I had my first tutorial session last week. Being in my final year of an arts degree, tutorials are nothing new to me, but they still can fill me with a certain amount of anxiety. It seems every year I go, “What? Tutorial? NO!! I hate them! Anything but talking! I’m going to die!”
My T.A. this week suggested that we aim to say two to three meaningful things each class. Quality not quantity, as the old mantra goes. But how exactly does one do that?
Over the years I have gathered a few tips and tactics to help tackle the dreaded arts tutorial. I thought I would share them.
#1 – Do the readings. I find that most discussion based tutorials will assign particular sections or passages for the tutorial, not the whole book. I never read the whole book. Well, that’s not true. If I have the time, or if I really enjoy it. But mostly I read what is necessary to participate in discussion. I can usually find the selected readings on my course syllabus, and if not I just ask the T.A. “Hey, did you want us to read any particular parts?”
#2 – Notice the interesting parts. Doing the reading is great, but picking out a few intriguing details can be really helpful. For a tutorial, I hardly ever worry about grasping the whole picture, the T.A. can always help with that. Instead, I find one or two interesting points. How do I know they are interesting? Because they’re interesting to me! Crazy, right? Reading with my own interest in mind means I go to tutorial with a few things that I genuinely want to talk about.

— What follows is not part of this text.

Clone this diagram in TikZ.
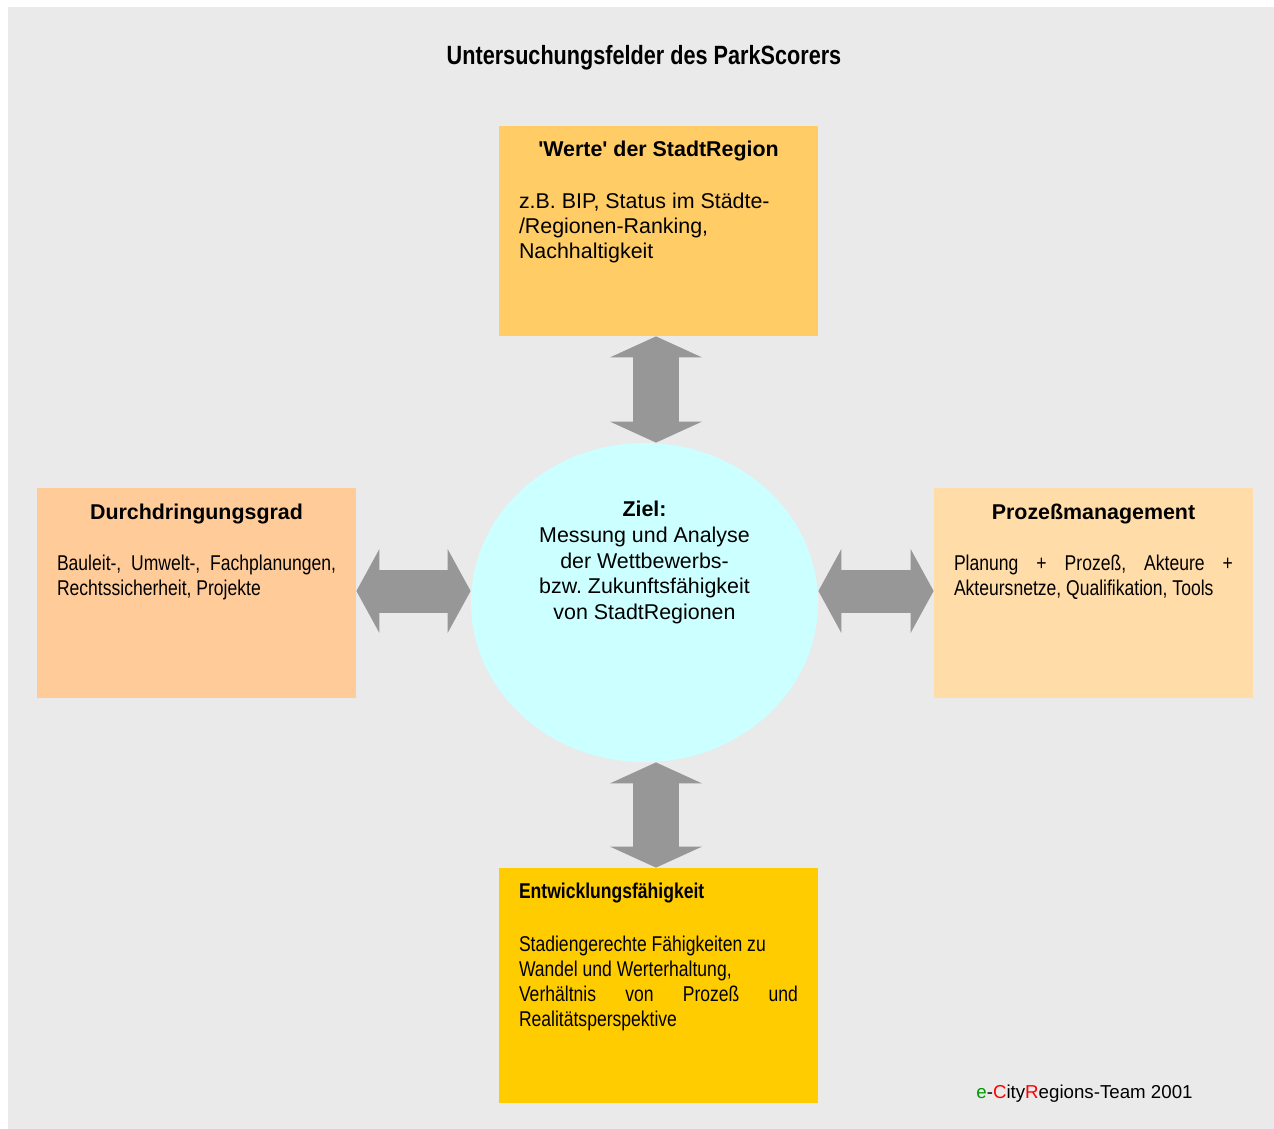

#3 – Learn to know nothing. This one takes some practice, but it’s very useful. Socrates said it: “The only true wisdom is in knowing you know nothing.” It’s an idea that alleviates all the stress and embarrassment from not knowing something. I love admitting that I don’t know the answer. I love asking questions when I’m uncertain. Here’s the thing: If I don’t know something, it is only because I haven’t learned it yet, not because I’m stupid.
#4 – Become a politician. Like it or not, a crucial aspect of academia is argumentation. It can, however, make tutorial much more interesting and worthwhile. Arguing is fun, when it’s civil. So I listen to my peers carefully, and if I find fault in his or her ideas, I jump in. Here’s the trick: Relax. Listen along. And just talk. Give others a chance to speak, but don’t bother raising your hand (unless your T.A. has rules for that stuff). A lighter mood always makes me feel more comfortable sharing my thoughts. After all, none of us is a specialist yet, not even the T.A. We are amateurs. We are trying to think. Let your brain out!
#5 – Build the discussion. I try my utmost to follow what my classmates are saying. It’s the worst when people are just waiting for their turn to speak. Waiting for a participation point. It’s boring and rude and a waste of time. I would much rather have a conversation. That is what “saying something meaningful” means. It is the ability to follow the ideas of your classmates, and let your own ideas change, either in agreement or disagreement, along the way. Then think about it. Get the right wording. And jump in!
I’m looking forward to my next tutorial. But I should go. I have readings to do.